The USPTO’s Revised Guidelines for AI-Assisted Inventions Jeopardize the Validity of Patents Resulting from Heavy AI Involvement
The USPTO’s most recent guidelines (November 2025) concerning AI-assisted inventions may place the validity of patents at risk if the development of the claimed inventions relied heavily on AI tools. The guidelines also pose some perplexing questions about how much AI involvement is “too much” when inventing.
Artificial intelligence tools are now part of the everyday workflow of engineers, scientists, and product developers. They suggest solutions, generate designs, analyze data, and in some cases produce complete technical specifications for things that did not previously exist. This raises a question that patent law has never had to answer before: if an AI helped conceive your invention, are you still legally the inventor?
In its 2024 guidelines, the USPTO said it was enough if a human working with AI tools made a “significant contribution” to the conception of a claimed invention. However, it rescinded those guidelines, and the new ones say that the natural person must be able to satisfy the legal standard for “conception” as to the entire claimed invention.

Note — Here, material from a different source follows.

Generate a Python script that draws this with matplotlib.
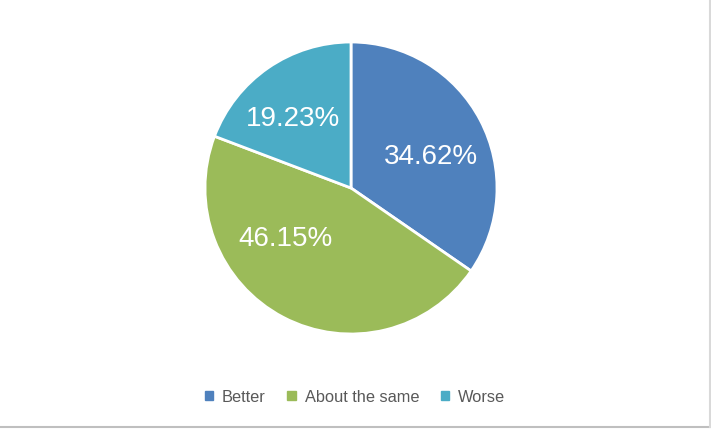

The Conception Standard Is Tougher Than It Sounds
The legal standard for conception does not merely require that you identified the problem, had a general sense of the solution, and understood what you wanted the invention to accomplish. Conception is complete only when the inventor possessed a specific, settled idea — every limitation of the claimed invention — defined so clearly in their own mind that a person of ordinary skill in the field could reduce it to practice without extensive research or experimentation.
Why This Matters: If the AI supplied a technical solution that the inventor could not have described before seeing it — even if the inventor fully understood it afterward, selected it from among options, and directed the overall process — the inventor may not have “conceived” that solution in the legal sense. Recognition of a good solution is not the same as conceiving it.
There is a further wrinkle: the standard requires not just that the inventor could identify each claim limitation, but that their mental picture was complete enough that only ordinary skill — not further inventive work — would be needed to make and use it. In other words, the inventor must have understood not just what the invention is, but how it works at an enabling level.
Practical Guidance for Inventors Using AI
We are in decidedly uncharted territory. The USPTO guidelines are not law, and we will likely have to await a judicial challenge to inventorship to see how the courts apply the law to AI-assisted inventions and what kind of line drawing they do. In the meantime, it seems advisable to build and keep a record of the human inventive activity involved in developing an invention. Here are some possible strategies:
- Before you engage the AI, define the problem and your proposed solution with as much specificity as possible. Write it down, with a date. The more technical detail you can articulate before AI is involved, the stronger your conception record.
- While using the AI, give it specific, technically informed prompts that reflect what you already know. A prompt that says “help me implement step C of the approach I have described” is very different from “generate an invention to solve problem X.” Save your prompts and the AI’s outputs — they are contemporaneous evidence of who brought what to the table.
- When evaluating AI output, document in writing why you selected one option over others, in technical terms. Selection based on informed judgment supports your inventorship case; arbitrary or unexplained selection does not.
- Make sure you can explain and defend what is described in your patent application. If you get a patent and seek to enforce it, expect full discovery of all of your records and detailed questioning at deposition and/or trial.
A Gap the Law Has Not Yet Filled
For a growing category of AI-assisted inventions, there may be no human who genuinely satisfies the full conception standard for a claimed invention. The human directed the process but did not form a complete, operative mental picture of the solution. The AI formed that picture but cannot be named as an inventor. Yet, the revised USPTO guidelines themselves acknowledge that AI systems are “tools” analogous to lab equipment, computer software, and research databases and that inventors may use the services, ideas, and aid of others without those sources becoming inventors.
The November 2025 guidance does not resolve this tension. It will be up to the courts, and most likely Congress, to act. Until it does, some AI-assisted inventions may fall outside the scope of what the current patent system can protect — not because they are not novel or valuable, but because the law has not yet caught up with the technology.